Kampung Sebagai Kekuatan Ekonomi Masyarakat Adat
12 Agustus 2022 Berita Apriadi GunawanOleh Apriadi Gunawan
Sekretaris Jenderal (Sekjen) AMAN Rukka Sombolinggi menyatakan bahwa kekuatan ekonomi Masyarakat Adat berada di kampung. Oleh karena itu, Masyarakat Adat harus memastikan keberadaan sumber-sumber ekonomi di wilayah adat.
Rukka menyebut kalau setiap kampung sebenarnya punya kekuatan dengan pasarnya masing-masing. Tidak usah mimpi ekspor-impor, hitung saja dulu belanja di dapur, katanya.
“Itu cara menghitung kekuatan kita,” Rukka menambahkan pada sambutannya dalam acara “Training Kelembagaan Ekonomi dan Pemasaran” di Bogor, Jawa Barat pada 10-12 Agustus 2022. “Ini daya tahan sistem di kampung. Sesederhana itu kita mengukur kekuatan ekonomi Masyarakat Adat di kampung.”
Pelatihan yang diselenggarakan oleh Direktorat Pengembangan Ekonomi dan Pengelolaan Sumber Daya Alam Lestari (PEPSAL) itu diikuti oleh sejumlah perwakilan dari Kelompok Usaha Milik Masyarakat Adat (KUMA) dan Badan Usaha Milik Masyarakat Adat (BUMMA) serta bertujuan untuk memberikan penguatan pemahaman dan ketangkasan teknis kepada pelaku KUMA maupun BUMMA mengenai kelembagaan ekonomi dan pemasaran produk Masyarakat Adat.
Sejauh ini, AMAN telah mendukung lebih dari 190 kelompok usaha di berbagai komunitas Masyarakat Adat yang telah menjadi anggota AMAN serta 21 BUMMA di tingkat Komunitas Masyarakat Adat, daerah, wilayah, dan nasional. Bermacam kelompok usaha tersebut dimotori oleh kader-kader dari wilayah adat yang memiliki semangat untuk mengembangkan potensi ekonomi dan usaha yang ada di wilayah adat, termasuk produk Masyarakat Adat di bidang pangan, kerajinan, hasil pertanian atau perkebunan, dan pengembangan jasa lingkungan lainnya.
Rukka menyatakan, jangan menyebut mandiri meski sudah punya BUMMA besar, tapi dari sisi evaluasi ekonomi, masih kecil.
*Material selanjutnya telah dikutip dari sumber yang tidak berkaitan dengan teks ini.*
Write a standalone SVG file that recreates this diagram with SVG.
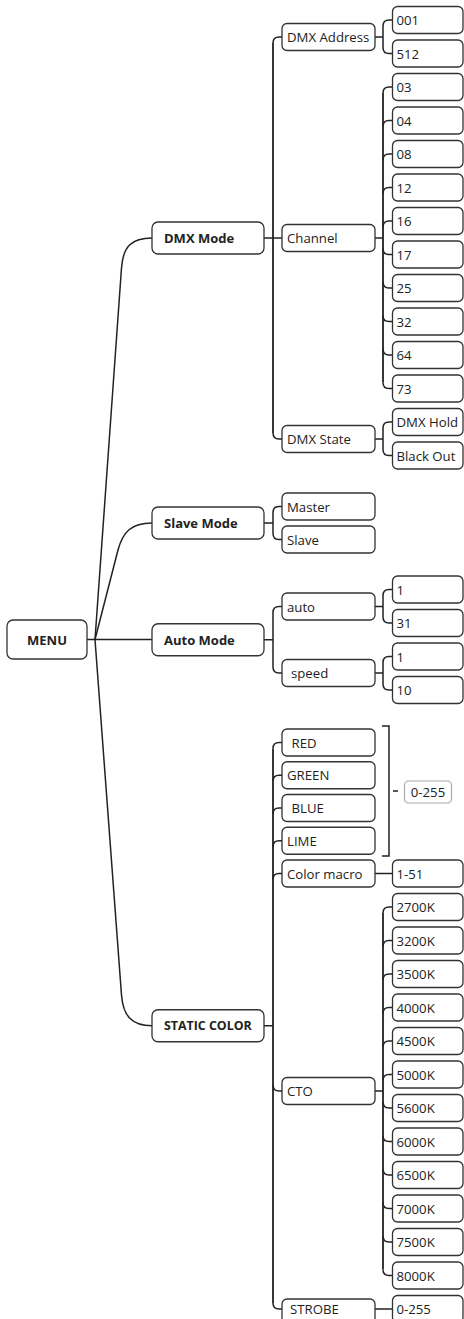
<svg xmlns="http://www.w3.org/2000/svg" width="464" height="1319" viewBox="0 0 464 1319">
<style>
text{font-family:"Open Sans","Noto Sans","Liberation Sans",sans-serif;font-size:13.2px;fill:#222;dominant-baseline:central}
.b{font-weight:bold;font-size:13px}
.box{fill:#fff;stroke:#333;stroke-width:1.3}
.c path{fill:none;stroke:#222;stroke-width:1.5}
.c .v{stroke-width:1.8}
.g{fill:none;stroke:#aaa;stroke-width:1.2}
</style>
<rect width="464" height="1319" fill="#fff"/>
<g class="c" id="connectors">
<path d="M87,639.5 H152"/>
<path d="M95,639.5 L121.5,268 C123,246 132,238 152,238"/>
<path d="M95,639.5 L118,550 C123,532 131,523 152,523"/>
<path d="M95,639.5 L121.5,995 C123,1016 132,1025.75 152,1025.75"/>
<!-- DMX Mode -->
<path d="M264,238 H282"/>
<path class="v" d="M273,43 V433"/>
<path d="M273,43 Q273,37 279,37 H282"/>
<path d="M273,433 Q273,439 279,439 H282"/>
<!-- DMX Address -->
<path d="M375,37 H383 M383,26 V47.5 M383,26 Q383,20 389,20 H392.5 M383,47.5 Q383,53.5 389,53.5 H392.5"/>
<!-- Channel -->
<path d="M375,238 H383"/>
<path class="v" d="M383,93 V382.5"/>
<path d="M383,93 Q383,87 389,87 H392.5 M383,126.5 Q383,120.5 389,120.5 H392.5 M383,160 Q383,154 389,154 H392.5 M383,193.5 Q383,187.5 389,187.5 H392.5 M383,227 Q383,221 389,221 H392.5"/>
<path d="M383,248.5 Q383,254.5 389,254.5 H392.5 M383,282 Q383,288 389,288 H392.5 M383,315.5 Q383,321.5 389,321.5 H392.5 M383,349 Q383,355 389,355 H392.5 M383,382.5 Q383,388.5 389,388.5 H392.5"/>
<!-- DMX State -->
<path d="M375,439 H383 M383,428 V449.5 M383,428 Q383,422 389,422 H392.5 M383,449.5 Q383,455.5 389,455.5 H392.5"/>
<!-- Slave Mode -->
<path d="M264,523 H273 M273,512.5 V533.5 M273,512.5 Q273,506.5 279,506.5 H282 M273,533.5 Q273,539.5 279,539.5 H282"/>
<!-- Auto Mode -->
<path d="M264,639.75 H273 M273,612.5 V667 M273,612.5 Q273,606.5 279,606.5 H282 M273,667 Q273,673 279,673 H282"/>
<path d="M375,606.5 H383 M383,595.5 V617 M383,595.5 Q383,589.5 389,589.5 H392.5 M383,617 Q383,623 389,623 H392.5"/>
<path d="M375,673 H383 M383,662.5 V684 M383,662.5 Q383,656.5 389,656.5 H392.5 M383,684 Q383,690 389,690 H392.5"/>
<!-- STATIC COLOR -->
<path d="M264,1025.75 H273"/>
<path class="v" d="M273,748.5 V1303"/>
<path d="M273,748.5 Q273,742.5 279,742.5 H282 M273,781.25 Q273,775.25 279,775.25 H282 M273,814 Q273,808 279,808 H282 M273,846.75 Q273,840.75 279,840.75 H282 M273,879.5 Q273,873.5 279,873.5 H282"/>
<path d="M273,1085 Q273,1091 279,1091 H282 M273,1303 Q273,1309 279,1309 H282"/>
<path d="M375,873.5 H392.5"/>
<path d="M375,1309 H392.5"/>
<!-- CTO -->
<path d="M375,1091 H383"/>
<path class="v" d="M383,913 V1269.5"/>
<path d="M383,913 Q383,907 389,907 H392.5 M383,946.5 Q383,940.5 389,940.5 H392.5 M383,980 Q383,974 389,974 H392.5 M383,1013.5 Q383,1007.5 389,1007.5 H392.5 M383,1047 Q383,1041 389,1041 H392.5 M383,1080.5 Q383,1074.5 389,1074.5 H392.5"/>
<path d="M383,1102 Q383,1108 389,1108 H392.5 M383,1135.5 Q383,1141.5 389,1141.5 H392.5 M383,1169 Q383,1175 389,1175 H392.5 M383,1202.5 Q383,1208.5 389,1208.5 H392.5 M383,1236 Q383,1242 389,1242 H392.5 M383,1269.5 Q383,1275.5 389,1275.5 H392.5"/>
<!-- gray bracket -->
<path class="g" d="M382,726 H389 V856 H382 M393,791 H398"/>
</g>

<g id="menu"><rect class="box" x="7" y="620" width="80" height="39" rx="6"/><text class="b" x="47" y="639.5" text-anchor="middle">MENU</text></g>

<g id="dmx-mode"><rect class="box" x="152" y="222" width="112" height="32" rx="6"/><text class="b" x="164" y="238">DMX Mode</text></g>
<g id="slave-mode"><rect class="box" x="152" y="507" width="112" height="32" rx="6"/><text class="b" x="164" y="523">Slave Mode</text></g>
<g id="auto-mode"><rect class="box" x="152" y="623.75" width="112" height="32" rx="6"/><text class="b" x="164" y="639.75">Auto Mode</text></g>
<g id="static-color"><rect class="box" x="152" y="1009.75" width="112" height="32" rx="6"/><text class="b" x="164" y="1025.75" style="font-size:12.4px">STATIC COLOR</text></g>

<g id="dmx-address"><rect class="box" x="282" y="23.5" width="93" height="27" rx="5"/><text x="287" y="37">DMX Address</text></g>
<g id="channel"><rect class="box" x="282" y="224.5" width="93" height="27" rx="5"/><text x="287" y="238">Channel</text></g>
<g id="dmx-state"><rect class="box" x="282" y="425.5" width="93" height="27" rx="5"/><text x="287" y="439">DMX State</text></g>
<g id="master"><rect class="box" x="282" y="493" width="93" height="27" rx="5"/><text x="287" y="506.5">Master</text></g>
<g id="slave"><rect class="box" x="282" y="526" width="93" height="27" rx="5"/><text x="287" y="539.5">Slave</text></g>
<g id="auto"><rect class="box" x="282" y="593" width="93" height="27" rx="5"/><text x="287" y="606.5">auto</text></g>
<g id="speed"><rect class="box" x="282" y="659.5" width="93" height="27" rx="5"/><text x="291" y="673">speed</text></g>
<g id="red"><rect class="box" x="282" y="729" width="93" height="27" rx="5"/><text x="291.5" y="742.5">RED</text></g>
<g id="green"><rect class="box" x="282" y="761.75" width="93" height="27" rx="5"/><text x="287" y="775.25">GREEN</text></g>
<g id="blue"><rect class="box" x="282" y="794.5" width="93" height="27" rx="5"/><text x="291.5" y="808">BLUE</text></g>
<g id="lime"><rect class="box" x="282" y="827.25" width="93" height="27" rx="5"/><text x="287" y="840.75">LIME</text></g>
<g id="color-macro"><rect class="box" x="282" y="860" width="93" height="27" rx="5"/><text x="287" y="873.5">Color macro</text></g>
<g id="cto"><rect class="box" x="282" y="1077.5" width="93" height="27" rx="5"/><text x="287" y="1091">CTO</text></g>
<g id="strobe"><rect class="box" x="282" y="1299" width="93" height="27" rx="5"/><text x="290" y="1309">STROBE</text></g>

<g id="range-0-255"><rect x="404.5" y="781" width="47" height="22" rx="4" fill="#fff" stroke="#aaa" stroke-width="1.2"/><text x="428" y="792" text-anchor="middle">0-255</text></g>

<g id="leaf-001"><rect class="box" x="392.5" y="6.5" width="70.5" height="27" rx="5"/><text x="396.5" y="20">001</text></g>
<g id="leaf-512"><rect class="box" x="392.5" y="40" width="70.5" height="27" rx="5"/><text x="396.5" y="53.5">512</text></g>
<g id="leaf-03"><rect class="box" x="392.5" y="73.5" width="70.5" height="27" rx="5"/><text x="396.5" y="87">03</text></g>
<g id="leaf-04"><rect class="box" x="392.5" y="107" width="70.5" height="27" rx="5"/><text x="396.5" y="120.5">04</text></g>
<g id="leaf-08"><rect class="box" x="392.5" y="140.5" width="70.5" height="27" rx="5"/><text x="396.5" y="154">08</text></g>
<g id="leaf-12"><rect class="box" x="392.5" y="174" width="70.5" height="27" rx="5"/><text x="396.5" y="187.5">12</text></g>
<g id="leaf-16"><rect class="box" x="392.5" y="207.5" width="70.5" height="27" rx="5"/><text x="396.5" y="221">16</text></g>
<g id="leaf-17"><rect class="box" x="392.5" y="241" width="70.5" height="27" rx="5"/><text x="396.5" y="254.5">17</text></g>
<g id="leaf-25"><rect class="box" x="392.5" y="274.5" width="70.5" height="27" rx="5"/><text x="396.5" y="288">25</text></g>
<g id="leaf-32"><rect class="box" x="392.5" y="308" width="70.5" height="27" rx="5"/><text x="396.5" y="321.5">32</text></g>
<g id="leaf-64"><rect class="box" x="392.5" y="341.5" width="70.5" height="27" rx="5"/><text x="396.5" y="355">64</text></g>
<g id="leaf-73"><rect class="box" x="392.5" y="375" width="70.5" height="27" rx="5"/><text x="396.5" y="388.5">73</text></g>
<g id="leaf-dmx-hold"><rect class="box" x="392.5" y="408.5" width="70.5" height="27" rx="5"/><text x="396.5" y="422">DMX Hold</text></g>
<g id="leaf-black-out"><rect class="box" x="392.5" y="442" width="70.5" height="27" rx="5"/><text x="396.5" y="455.5">Black Out</text></g>
<g id="leaf-auto-1"><rect class="box" x="392.5" y="576" width="70.5" height="27" rx="5"/><text x="396.5" y="589.5">1</text></g>
<g id="leaf-auto-31"><rect class="box" x="392.5" y="609.5" width="70.5" height="27" rx="5"/><text x="396.5" y="623">31</text></g>
<g id="leaf-speed-1"><rect class="box" x="392.5" y="643" width="70.5" height="27" rx="5"/><text x="396.5" y="656.5">1</text></g>
<g id="leaf-speed-10"><rect class="box" x="392.5" y="676.5" width="70.5" height="27" rx="5"/><text x="396.5" y="690">10</text></g>
<g id="leaf-1-51"><rect class="box" x="392.5" y="860" width="70.5" height="27" rx="5"/><text x="396.5" y="873.5">1-51</text></g>
<g id="leaf-2700k"><rect class="box" x="392.5" y="893.5" width="70.5" height="27" rx="5"/><text x="396.5" y="907">2700K</text></g>
<g id="leaf-3200k"><rect class="box" x="392.5" y="927" width="70.5" height="27" rx="5"/><text x="396.5" y="940.5">3200K</text></g>
<g id="leaf-3500k"><rect class="box" x="392.5" y="960.5" width="70.5" height="27" rx="5"/><text x="396.5" y="974">3500K</text></g>
<g id="leaf-4000k"><rect class="box" x="392.5" y="994" width="70.5" height="27" rx="5"/><text x="396.5" y="1007.5">4000K</text></g>
<g id="leaf-4500k"><rect class="box" x="392.5" y="1027.5" width="70.5" height="27" rx="5"/><text x="396.5" y="1041">4500K</text></g>
<g id="leaf-5000k"><rect class="box" x="392.5" y="1061" width="70.5" height="27" rx="5"/><text x="396.5" y="1074.5">5000K</text></g>
<g id="leaf-5600k"><rect class="box" x="392.5" y="1094.5" width="70.5" height="27" rx="5"/><text x="396.5" y="1108">5600K</text></g>
<g id="leaf-6000k"><rect class="box" x="392.5" y="1128" width="70.5" height="27" rx="5"/><text x="396.5" y="1141.5">6000K</text></g>
<g id="leaf-6500k"><rect class="box" x="392.5" y="1161.5" width="70.5" height="27" rx="5"/><text x="396.5" y="1175">6500K</text></g>
<g id="leaf-7000k"><rect class="box" x="392.5" y="1195" width="70.5" height="27" rx="5"/><text x="396.5" y="1208.5">7000K</text></g>
<g id="leaf-7500k"><rect class="box" x="392.5" y="1228.5" width="70.5" height="27" rx="5"/><text x="396.5" y="1242">7500K</text></g>
<g id="leaf-8000k"><rect class="box" x="392.5" y="1262" width="70.5" height="27" rx="5"/><text x="396.5" y="1275.5">8000K</text></g>
<g id="leaf-strobe-0-255"><rect class="box" x="392.5" y="1295.5" width="70.5" height="27" rx="5"/><text x="396.5" y="1309">0-255</text></g>
</svg>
Kita harus cek agar BUMMA bisa beroperasi dengan biaya paling murah, namun efektif merebut kedaulatan ekonomi di kampung. Ia mencontohkan, di Kalimantan Tengah, terdapat produk ikan asin dengan kualitas ekspor. Menurutnya, produk kita harus ada yang premium, tapi jangan diproduksi massal karena bisa membuat kampung rusak.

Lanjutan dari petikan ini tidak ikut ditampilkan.